25. History of Rate Adjustments: This section
shall list the approval dates and average percentage rate adjustments both
nationwide and in Florida for the last 5 years. Nationwide information is not
required when Florida data is 100 percent credible.
26. Number of Policyholders: This section
shall report the number of Florida policyholders/certificateholders who will be
affected by the proposed rate revision, and the number of
policyholders/certificateholders inforce nationwide.

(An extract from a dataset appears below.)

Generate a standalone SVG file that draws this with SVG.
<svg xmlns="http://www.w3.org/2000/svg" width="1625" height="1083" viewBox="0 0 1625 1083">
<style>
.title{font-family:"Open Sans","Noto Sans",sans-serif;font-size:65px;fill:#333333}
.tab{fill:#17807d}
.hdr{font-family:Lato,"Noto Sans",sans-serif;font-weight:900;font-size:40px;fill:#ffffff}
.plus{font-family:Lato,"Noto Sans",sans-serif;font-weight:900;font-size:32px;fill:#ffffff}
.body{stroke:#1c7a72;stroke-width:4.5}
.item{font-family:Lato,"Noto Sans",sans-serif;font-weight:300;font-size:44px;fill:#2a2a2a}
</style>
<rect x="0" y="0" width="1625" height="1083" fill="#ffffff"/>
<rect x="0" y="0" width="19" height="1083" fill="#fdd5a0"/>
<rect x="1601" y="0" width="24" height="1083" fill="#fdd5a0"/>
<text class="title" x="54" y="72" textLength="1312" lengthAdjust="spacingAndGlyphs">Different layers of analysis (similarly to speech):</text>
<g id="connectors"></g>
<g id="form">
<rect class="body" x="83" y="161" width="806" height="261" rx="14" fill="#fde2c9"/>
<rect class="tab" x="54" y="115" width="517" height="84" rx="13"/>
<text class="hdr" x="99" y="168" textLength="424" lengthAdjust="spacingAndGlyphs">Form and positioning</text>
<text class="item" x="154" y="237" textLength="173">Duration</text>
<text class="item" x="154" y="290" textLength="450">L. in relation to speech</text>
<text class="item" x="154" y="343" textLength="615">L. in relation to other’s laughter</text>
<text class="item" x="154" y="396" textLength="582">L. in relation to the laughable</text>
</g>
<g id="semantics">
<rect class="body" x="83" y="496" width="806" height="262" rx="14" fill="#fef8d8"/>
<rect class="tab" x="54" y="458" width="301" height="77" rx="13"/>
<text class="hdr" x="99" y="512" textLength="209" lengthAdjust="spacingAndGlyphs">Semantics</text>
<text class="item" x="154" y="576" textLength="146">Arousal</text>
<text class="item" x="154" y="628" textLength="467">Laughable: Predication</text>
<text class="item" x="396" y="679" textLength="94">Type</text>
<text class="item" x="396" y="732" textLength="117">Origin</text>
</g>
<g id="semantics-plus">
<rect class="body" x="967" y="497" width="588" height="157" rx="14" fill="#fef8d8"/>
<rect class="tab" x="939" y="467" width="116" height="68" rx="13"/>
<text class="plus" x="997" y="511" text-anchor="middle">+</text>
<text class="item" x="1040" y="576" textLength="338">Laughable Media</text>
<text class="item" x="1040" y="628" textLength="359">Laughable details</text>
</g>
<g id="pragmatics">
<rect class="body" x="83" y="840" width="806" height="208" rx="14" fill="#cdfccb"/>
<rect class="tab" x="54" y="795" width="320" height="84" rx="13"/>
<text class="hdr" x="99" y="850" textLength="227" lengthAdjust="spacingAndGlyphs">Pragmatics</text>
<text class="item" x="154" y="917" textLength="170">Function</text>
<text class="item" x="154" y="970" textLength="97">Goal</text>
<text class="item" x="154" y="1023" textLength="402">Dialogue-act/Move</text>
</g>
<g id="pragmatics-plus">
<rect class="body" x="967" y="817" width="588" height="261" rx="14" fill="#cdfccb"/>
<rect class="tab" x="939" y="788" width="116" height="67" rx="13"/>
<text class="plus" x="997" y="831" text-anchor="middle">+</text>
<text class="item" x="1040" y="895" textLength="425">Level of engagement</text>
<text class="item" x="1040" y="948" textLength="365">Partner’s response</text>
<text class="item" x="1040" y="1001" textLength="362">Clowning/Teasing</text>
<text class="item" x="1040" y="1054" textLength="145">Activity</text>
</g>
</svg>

27. Proposed Effective Date: This section
shall state the proposed effective date and method of the proposed rate
revision implementation.
28.
Actuarial Certification:
a. Certification by a
qualified actuary that to the best of the actuary's knowledge and judgment:
(I) The entire rate filing is in compliance
with the applicable laws of the State of Florida and with the rules of the
Office;
(II) Complies with the
Commonly Accepted Actuarial Practice as defined in subsection
69O-154.202(28),
F.A.C.; and,
(III) The benefits
provided are reasonable in relation to the proposed premiums. The premium
schedule is not excessive, inadequate, nor unfairly
discriminatory.
b. In
making the certification:
(I) The actuary
shall recognize that the certification is a prescribed statement of actuarial
opinion.
(II) The actuary's opinion
shall comply with the Commonly Accepted Actuarial Practice as defined in
subsection 69O-154.202(28),
F.A.C.
c. A qualified
actuary is one who is a member of the Society of Actuaries or the American
Academy of Actuaries, and who is qualified in the area of health
insurance.
d. If the actuary is
unable to provide the certification without qualification, a detailed
explanation and reason for the qualification shall be provided as part of the
certification.
Notes
Rulemaking Authority 624.308(1), 627.410(6)(b) FS. Law Implemented 627.410(1), (2), (6), 627.411(1)(e) FS.
New 7-1-85, Formerly 4-58.06, 4-58.006, Amended 4-18-94, 4-9-95, 11-20-02, 6-19-03, Formerly 4-149.006, Amended 5-18-04, 11-2-06, 10-1-08, 8-15-19, 1-3-21.